Essa última, ao contatar a agência ambiental, explicando que os créditos não foram transferidos, repete a mesma ação e duplica os créditos com uma nova transferência. Assim se opera um excedente de créditos que inicialmente parece legal uma vez que foi autorizado pela agência ambiental.

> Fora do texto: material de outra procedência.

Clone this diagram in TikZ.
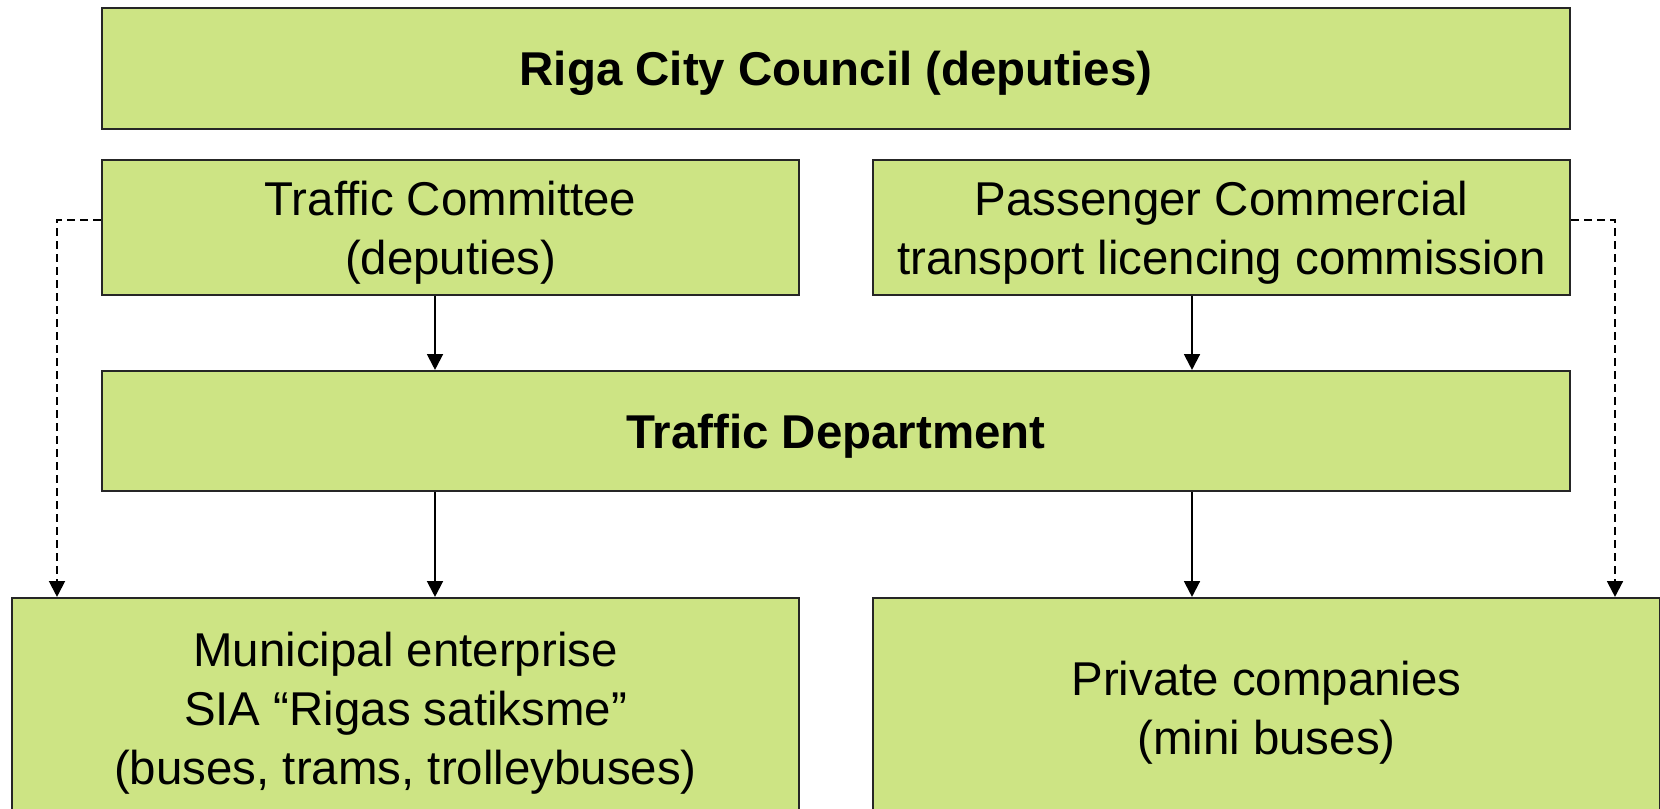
\documentclass[tikz,border=0pt]{standalone}
\usepackage{fontspec}
\setmainfont{Liberation Sans}
\usetikzlibrary{arrows.meta}
\usetikzlibrary{calc}
\definecolor{boxgreen}{RGB}{205,228,132}

\begin{document}
\begin{tikzpicture}[x=1cm, y=-1cm,
	box/.style={draw=black!85, line width=0.6pt, fill=boxgreen, align=center, inner sep=0pt, text depth=0pt, font=\fontsize{13.5}{16.8}\selectfont},
	link/.style={line width=0.6pt, -{Triangle[width=4.5pt,length=4.5pt]}},
	dlink/.style={link, dash pattern=on 2.3pt off 1.4pt}]
	\useasboundingbox (0, 0) rectangle (16.6, 8.08);
	\clip (0, 0) rectangle (16.6, 8.08);

	\node[box, minimum width=14.68cm, minimum height=1.21cm] (council) at (8.36, .685) {\textbf{Riga City Council (deputies)}};
	\node[box, minimum width=6.97cm, minimum height=1.35cm] (tc) at (4.505, 2.275) {Traffic Committee\\(deputies)};
	\node[box, minimum width=6.97cm, minimum height=1.35cm] (pcl) at (12.215, 2.275) {Passenger Commercial\\transport licencing commission};
	\node[box, minimum width=14.68cm, minimum height=1.2cm] (dept) at (8.36, 4.31) {\textbf{Traffic Department}};
	\node[box, minimum width=7.87cm, minimum height=2.2cm] (muni) at (4.055, 7.08) {Municipal enterprise\\SIA “Rigas satiksme”\\(buses, trams, trolleybuses)};
	\node[box, minimum width=7.87cm, minimum height=2.2cm] (priv) at (12.665, 7.08) {Private companies\\(mini buses)};

	\coordinate (aL) at (4.35, 0);
	\coordinate (aR) at (11.92, 0);
	\coordinate (dL) at (.57, 2.2);
	\coordinate (dR) at (16.15, 2.2);

	\draw[link] (aL |- tc.south) -- (aL |- dept.north);
	\draw[link] (aR |- pcl.south) -- (aR |- dept.north);
	\draw[link] (aL |- dept.south) -- (aL |- muni.north);
	\draw[link] (aR |- dept.south) -- (aR |- priv.north);
	\draw[dlink] (tc.west |- dL) -- (dL) -- (dL |- muni.north);
	\draw[dlink] (pcl.east |- dR) -- (dR) -- (dR |- priv.north);
\end{tikzpicture}
\end{document}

Um sistema de controle brasileiro inoperante
Consequentemente, ocorrem abates além do limite, novos créditos são colocados em circulação e o desmatamento cresce de maneira quase invisível. O exemplo da empresa Tecniflora, estabelecida no município de Anajás e acusada pelo Greenpeace, resume a extensão do fenômeno. Em 2012, a empresa recebeu a autorização do PFMS para retirar cerca de 120 mil metros cúbicos de madeira, sendo 5.800 metros cúbicos do precioso ipê. Mas, segundo o Instituto Geográfico Brasileiro, essa espécie não existe nessa região úmida porque ela cresce em ambientes secos.
Além disso, segundo uma inspeção feita no final de 2013, agentes da Sema (Secretaria de Estado do Meio Ambiente) constataram que somente 5% da zona havia sido explorada, ao passo que nos registros 99,9% dos créditos da Tecniflora haviam sido comercializados. Ou seja, o mesmo tanto de metros cúbicos de ipê e de madeiras mais tradicionais foram introduzidos no sistema de esquentamento.

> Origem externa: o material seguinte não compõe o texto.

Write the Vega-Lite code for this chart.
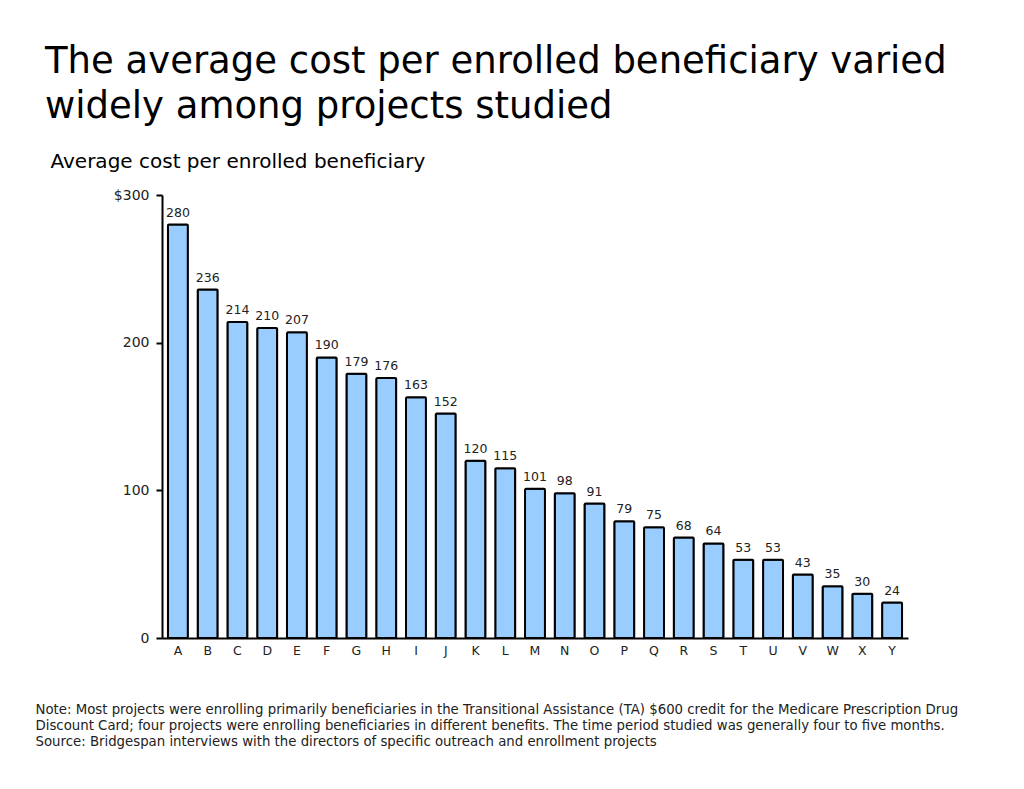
{
  "$schema": "https://vega.github.io/schema/vega-lite/v6.json",
  "width": 746,
  "height": 443,
  "autosize": {"type": "none"},
  "padding": {"left": 162, "top": 195, "right": 116, "bottom": 151},
  "background": "white",
  "config": {
    "font": "DejaVu Sans",
    "view": {"stroke": null}
  },
  "title": {
    "text": ["The average cost per enrolled beneficiary varied", "widely among projects studied"],
    "anchor": "start",
    "frame": "group",
    "dx": -117,
    "offset": 25,
    "fontSize": 37,
    "fontWeight": "normal",
    "font": "DejaVu Sans",
    "color": "black",
    "lineHeight": 45
  },
  "data": {
    "values": [
      {"project": "A", "cost": 280},
      {"project": "B", "cost": 236},
      {"project": "C", "cost": 214},
      {"project": "D", "cost": 210},
      {"project": "E", "cost": 207},
      {"project": "F", "cost": 190},
      {"project": "G", "cost": 179},
      {"project": "H", "cost": 176},
      {"project": "I", "cost": 163},
      {"project": "J", "cost": 152},
      {"project": "K", "cost": 120},
      {"project": "L", "cost": 115},
      {"project": "M", "cost": 101},
      {"project": "N", "cost": 98},
      {"project": "O", "cost": 91},
      {"project": "P", "cost": 79},
      {"project": "Q", "cost": 75},
      {"project": "R", "cost": 68},
      {"project": "S", "cost": 64},
      {"project": "T", "cost": 53},
      {"project": "U", "cost": 53},
      {"project": "V", "cost": 43},
      {"project": "W", "cost": 35},
      {"project": "X", "cost": 30},
      {"project": "Y", "cost": 24}
    ]
  },
  "encoding": {
    "x": {
      "field": "project",
      "type": "nominal",
      "sort": null,
      "scale": {"paddingInner": 0.33, "paddingOuter": 0.2},
      "axis": {
        "title": [
          "Note: Most projects were enrolling primarily beneficiaries in the Transitional Assistance (TA) $600 credit for the Medicare Prescription Drug",
          "Discount Card; four projects were enrolling beneficiaries in different benefits.  The time period studied was generally four to five months.",
          "Source: Bridgespan interviews with the directors of specific outreach and enrollment projects"
        ],
        "titleX": -127,
        "titleY": 75,
        "titleAlign": "left",
        "titleAnchor": null,
        "titleBaseline": "alphabetic",
        "titleFontSize": 13.3,
        "titleFontWeight": "normal",
        "titleColor": "#222",
        "titleLineHeight": 16,
        "labelAngle": 0,
        "labelFontSize": 12.5,
        "labelColor": "#222",
        "labelPadding": 6,
        "ticks": false,
        "domainColor": "black",
        "domainWidth": 2
      }
    },
    "y": {
      "field": "cost",
      "type": "quantitative",
      "scale": {"domain": [0, 300], "nice": false},
      "axis": {
        "values": [0, 100, 200, 300],
        "labelExpr": "datum.value == 300 ? '$300' : datum.label",
        "grid": false,
        "title": "Average cost per enrolled beneficiary",
        "titleAngle": 0,
        "titleAlign": "left",
        "titleAnchor": null,
        "titleBaseline": "alphabetic",
        "titleX": -112,
        "titleY": -28,
        "titleFontSize": 20,
        "titleFontWeight": "normal",
        "titleColor": "black",
        "labelFontSize": 14,
        "labelColor": "#222",
        "labelPadding": 7,
        "tickSize": 6,
        "tickWidth": 2,
        "tickColor": "black",
        "domainColor": "black",
        "domainWidth": 2
      }
    }
  },
  "layer": [
    {
      "mark": {"type": "bar", "color": "#99CCFF", "stroke": "black", "strokeWidth": 2, "cornerRadius": 1}
    },
    {
      "mark": {"type": "text", "baseline": "bottom", "dy": -5, "fontSize": 12.5, "color": "#222"},
      "encoding": {"text": {"field": "cost", "type": "quantitative"}}
    }
  ]
}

“Essas fraudes sistemáticas mostram que o atual sistema de controle no Brasil é inoperante estruturalmente. Se a administração brasileira e os importadores continuarem a fechar os olhos cinicamente para essas fraudes, as investigações pontuais da justiça brasileira serão impotentes para reformar o sistema”, lamenta Jérôme Frignet, especialista do Greenpeace em desmatamento e Brasil.
Em janeiro de 2014, Antonio Carlos Hummel, ex-presidente do Serviço Florestal Brasileiro, havia salientado que o índice de cortes ilegais na Amazônia nunca havia atingido menos de 60% no passado. As leis e as práticas vão mudando, mas os índices quase não variam.
Publicado pelo jornal Le Monde e reproduzido pelo portal Uol, 20-05-2014.